"""

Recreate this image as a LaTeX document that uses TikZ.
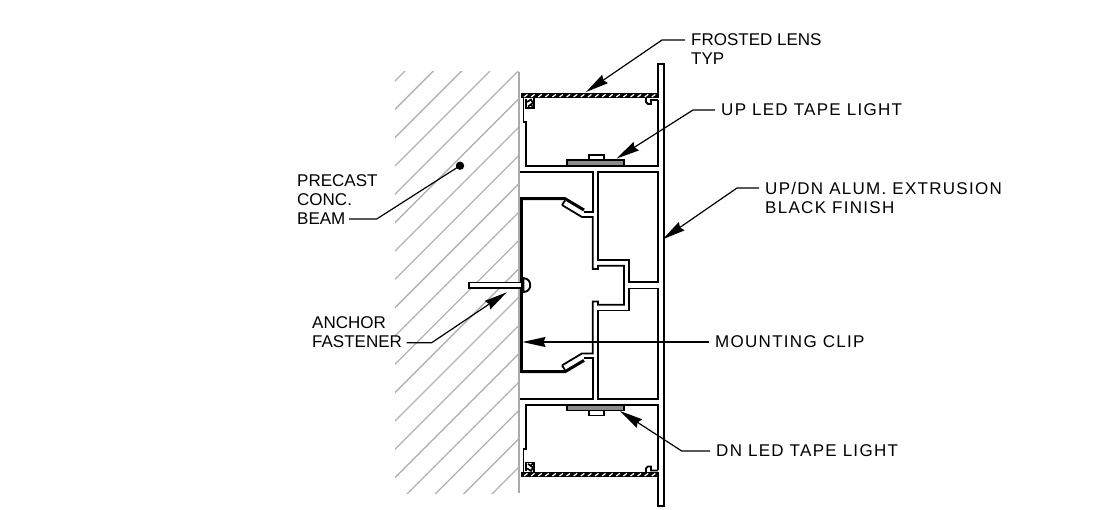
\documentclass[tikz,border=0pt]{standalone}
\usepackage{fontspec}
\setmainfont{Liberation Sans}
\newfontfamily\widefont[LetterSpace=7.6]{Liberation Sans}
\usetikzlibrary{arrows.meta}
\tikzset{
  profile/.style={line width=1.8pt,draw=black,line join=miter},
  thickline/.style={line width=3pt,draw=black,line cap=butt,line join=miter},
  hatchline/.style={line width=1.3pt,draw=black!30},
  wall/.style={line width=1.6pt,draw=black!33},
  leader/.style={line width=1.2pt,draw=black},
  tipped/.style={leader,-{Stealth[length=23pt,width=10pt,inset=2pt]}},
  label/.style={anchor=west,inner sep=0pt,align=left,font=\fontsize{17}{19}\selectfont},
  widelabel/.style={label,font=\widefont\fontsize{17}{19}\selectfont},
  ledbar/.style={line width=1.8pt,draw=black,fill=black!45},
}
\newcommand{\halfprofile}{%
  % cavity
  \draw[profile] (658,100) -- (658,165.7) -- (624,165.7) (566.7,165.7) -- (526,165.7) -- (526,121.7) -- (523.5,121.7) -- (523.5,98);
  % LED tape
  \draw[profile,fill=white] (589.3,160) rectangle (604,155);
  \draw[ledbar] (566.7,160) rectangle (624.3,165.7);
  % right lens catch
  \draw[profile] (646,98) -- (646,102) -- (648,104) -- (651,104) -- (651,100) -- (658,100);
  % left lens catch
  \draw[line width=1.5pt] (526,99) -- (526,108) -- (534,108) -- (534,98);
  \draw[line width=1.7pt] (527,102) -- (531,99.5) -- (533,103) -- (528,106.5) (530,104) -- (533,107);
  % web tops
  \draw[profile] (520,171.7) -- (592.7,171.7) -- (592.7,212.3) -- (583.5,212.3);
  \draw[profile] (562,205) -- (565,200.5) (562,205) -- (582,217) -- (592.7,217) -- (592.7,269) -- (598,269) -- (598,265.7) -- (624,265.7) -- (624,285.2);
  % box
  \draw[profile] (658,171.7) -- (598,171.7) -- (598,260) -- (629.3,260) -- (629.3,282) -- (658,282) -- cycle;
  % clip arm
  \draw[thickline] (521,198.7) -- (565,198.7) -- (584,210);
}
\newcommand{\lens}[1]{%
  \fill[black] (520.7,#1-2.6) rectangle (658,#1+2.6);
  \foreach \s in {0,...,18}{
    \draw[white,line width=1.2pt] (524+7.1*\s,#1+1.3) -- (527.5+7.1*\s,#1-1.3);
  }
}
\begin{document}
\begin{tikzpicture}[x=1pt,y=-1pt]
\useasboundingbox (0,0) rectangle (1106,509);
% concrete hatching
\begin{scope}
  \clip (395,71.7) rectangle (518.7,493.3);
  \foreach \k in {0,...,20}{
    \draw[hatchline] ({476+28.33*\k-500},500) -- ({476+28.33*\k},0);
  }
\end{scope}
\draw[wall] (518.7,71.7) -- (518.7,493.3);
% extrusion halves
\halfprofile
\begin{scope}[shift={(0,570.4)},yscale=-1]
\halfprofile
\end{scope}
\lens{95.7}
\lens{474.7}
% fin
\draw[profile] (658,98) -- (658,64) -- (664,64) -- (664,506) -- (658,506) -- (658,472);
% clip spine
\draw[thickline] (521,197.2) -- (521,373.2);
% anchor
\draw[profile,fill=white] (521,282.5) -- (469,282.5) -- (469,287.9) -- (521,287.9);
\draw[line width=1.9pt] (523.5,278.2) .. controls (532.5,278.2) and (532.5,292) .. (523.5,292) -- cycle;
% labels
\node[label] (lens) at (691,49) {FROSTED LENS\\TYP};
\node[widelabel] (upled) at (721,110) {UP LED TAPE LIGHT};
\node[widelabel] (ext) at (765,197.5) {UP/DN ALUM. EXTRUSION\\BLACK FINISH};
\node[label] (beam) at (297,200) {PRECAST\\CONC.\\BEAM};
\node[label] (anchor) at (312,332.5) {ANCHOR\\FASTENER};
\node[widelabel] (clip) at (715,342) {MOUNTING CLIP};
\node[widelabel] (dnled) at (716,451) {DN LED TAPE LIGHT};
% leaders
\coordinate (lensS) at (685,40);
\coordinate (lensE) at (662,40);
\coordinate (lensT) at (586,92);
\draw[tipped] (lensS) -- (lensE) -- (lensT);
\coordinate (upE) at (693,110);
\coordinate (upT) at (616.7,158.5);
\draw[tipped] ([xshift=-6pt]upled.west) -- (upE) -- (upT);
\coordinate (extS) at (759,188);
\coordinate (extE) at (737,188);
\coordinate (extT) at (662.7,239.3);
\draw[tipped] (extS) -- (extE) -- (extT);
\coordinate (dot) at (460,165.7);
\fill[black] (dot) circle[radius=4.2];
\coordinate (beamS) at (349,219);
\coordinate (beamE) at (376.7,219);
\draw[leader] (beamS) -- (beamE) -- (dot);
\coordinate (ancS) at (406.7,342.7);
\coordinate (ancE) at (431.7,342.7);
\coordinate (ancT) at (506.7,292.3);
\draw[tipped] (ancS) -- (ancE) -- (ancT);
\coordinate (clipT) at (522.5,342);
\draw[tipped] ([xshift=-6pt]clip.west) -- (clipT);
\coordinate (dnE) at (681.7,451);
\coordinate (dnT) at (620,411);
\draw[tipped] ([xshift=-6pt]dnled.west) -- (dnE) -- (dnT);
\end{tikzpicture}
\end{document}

"""

> **Exercise description**:
Print out the lines exactly, skipping any picture.

> **Finished exercise**:
Recreate this image as a LaTeX document that uses TikZ.
\documentclass[tikz,border=0pt]{standalone}
\usepackage{fontspec}
\setmainfont{Liberation Sans}
\newfontfamily\widefont[LetterSpace=7.6]{Liberation Sans}
\usetikzlibrary{arrows.meta}
\tikzset{
  profile/.style={line width=1.8pt,draw=black,line join=miter},
  thickline/.style={line width=3pt,draw=black,line cap=butt,line join=miter},
  hatchline/.style={line width=1.3pt,draw=black!30},
  wall/.style={line width=1.6pt,draw=black!33},
  leader/.style={line width=1.2pt,draw=black},
  tipped/.style={leader,-{Stealth[length=23pt,width=10pt,inset=2pt]}},
  label/.style={anchor=west,inner sep=0pt,align=left,font=\fontsize{17}{19}\selectfont},
  widelabel/.style={label,font=\widefont\fontsize{17}{19}\selectfont},
  ledbar/.style={line width=1.8pt,draw=black,fill=black!45},
}
\newcommand{\halfprofile}{%
  % cavity
  \draw[profile] (658,100) -- (658,165.7) -- (624,165.7) (566.7,165.7) -- (526,165.7) -- (526,121.7) -- (523.5,121.7) -- (523.5,98);
  % LED tape
  \draw[profile,fill=white] (589.3,160) rectangle (604,155);
  \draw[ledbar] (566.7,160) rectangle (624.3,165.7);
  % right lens catch
  \draw[profile] (646,98) -- (646,102) -- (648,104) -- (651,104) -- (651,100) -- (658,100);
  % left lens catch
  \draw[line width=1.5pt] (526,99) -- (526,108) -- (534,108) -- (534,98);
  \draw[line width=1.7pt] (527,102) -- (531,99.5) -- (533,103) -- (528,106.5) (530,104) -- (533,107);
  % web tops
  \draw[profile] (520,171.7) -- (592.7,171.7) -- (592.7,212.3) -- (583.5,212.3);
  \draw[profile] (562,205) -- (565,200.5) (562,205) -- (582,217) -- (592.7,217) -- (592.7,269) -- (598,269) -- (598,265.7) -- (624,265.7) -- (624,285.2);
  % box
  \draw[profile] (658,171.7) -- (598,171.7) -- (598,260) -- (629.3,260) -- (629.3,282) -- (658,282) -- cycle;
  % clip arm
  \draw[thickline] (521,198.7) -- (565,198.7) -- (584,210);
}
\newcommand{\lens}[1]{%
  \fill[black] (520.7,#1-2.6) rectangle (658,#1+2.6);
  \foreach \s in {0,...,18}{
    \draw[white,line width=1.2pt] (524+7.1*\s,#1+1.3) -- (527.5+7.1*\s,#1-1.3);
  }
}
\begin{document}
\begin{tikzpicture}[x=1pt,y=-1pt]
\useasboundingbox (0,0) rectangle (1106,509);
% concrete hatching
\begin{scope}
  \clip (395,71.7) rectangle (518.7,493.3);
  \foreach \k in {0,...,20}{
    \draw[hatchline] ({476+28.33*\k-500},500) -- ({476+28.33*\k},0);
  }
\end{scope}
\draw[wall] (518.7,71.7) -- (518.7,493.3);
% extrusion halves
\halfprofile
\begin{scope}[shift={(0,570.4)},yscale=-1]
\halfprofile
\end{scope}
\lens{95.7}
\lens{474.7}
% fin
\draw[profile] (658,98) -- (658,64) -- (664,64) -- (664,506) -- (658,506) -- (658,472);
% clip spine
\draw[thickline] (521,197.2) -- (521,373.2);
% anchor
\draw[profile,fill=white] (521,282.5) -- (469,282.5) -- (469,287.9) -- (521,287.9);
\draw[line width=1.9pt] (523.5,278.2) .. controls (532.5,278.2) and (532.5,292) .. (523.5,292) -- cycle;
% labels
\node[label] (lens) at (691,49) {FROSTED LENS\\TYP};
\node[widelabel] (upled) at (721,110) {UP LED TAPE LIGHT};
\node[widelabel] (ext) at (765,197.5) {UP/DN ALUM. EXTRUSION\\BLACK FINISH};
\node[label] (beam) at (297,200) {PRECAST\\CONC.\\BEAM};
\node[label] (anchor) at (312,332.5) {ANCHOR\\FASTENER};
\node[widelabel] (clip) at (715,342) {MOUNTING CLIP};
\node[widelabel] (dnled) at (716,451) {DN LED TAPE LIGHT};
% leaders
\coordinate (lensS) at (685,40);
\coordinate (lensE) at (662,40);
\coordinate (lensT) at (586,92);
\draw[tipped] (lensS) -- (lensE) -- (lensT);
\coordinate (upE) at (693,110);
\coordinate (upT) at (616.7,158.5);
\draw[tipped] ([xshift=-6pt]upled.west) -- (upE) -- (upT);
\coordinate (extS) at (759,188);
\coordinate (extE) at (737,188);
\coordinate (extT) at (662.7,239.3);
\draw[tipped] (extS) -- (extE) -- (extT);
\coordinate (dot) at (460,165.7);
\fill[black] (dot) circle[radius=4.2];
\coordinate (beamS) at (349,219);
\coordinate (beamE) at (376.7,219);
\draw[leader] (beamS) -- (beamE) -- (dot);
\coordinate (ancS) at (406.7,342.7);
\coordinate (ancE) at (431.7,342.7);
\coordinate (ancT) at (506.7,292.3);
\draw[tipped] (ancS) -- (ancE) -- (ancT);
\coordinate (clipT) at (522.5,342);
\draw[tipped] ([xshift=-6pt]clip.west) -- (clipT);
\coordinate (dnE) at (681.7,451);
\coordinate (dnT) at (620,411);
\draw[tipped] ([xshift=-6pt]dnled.west) -- (dnE) -- (dnT);
\end{tikzpicture}
\end{document}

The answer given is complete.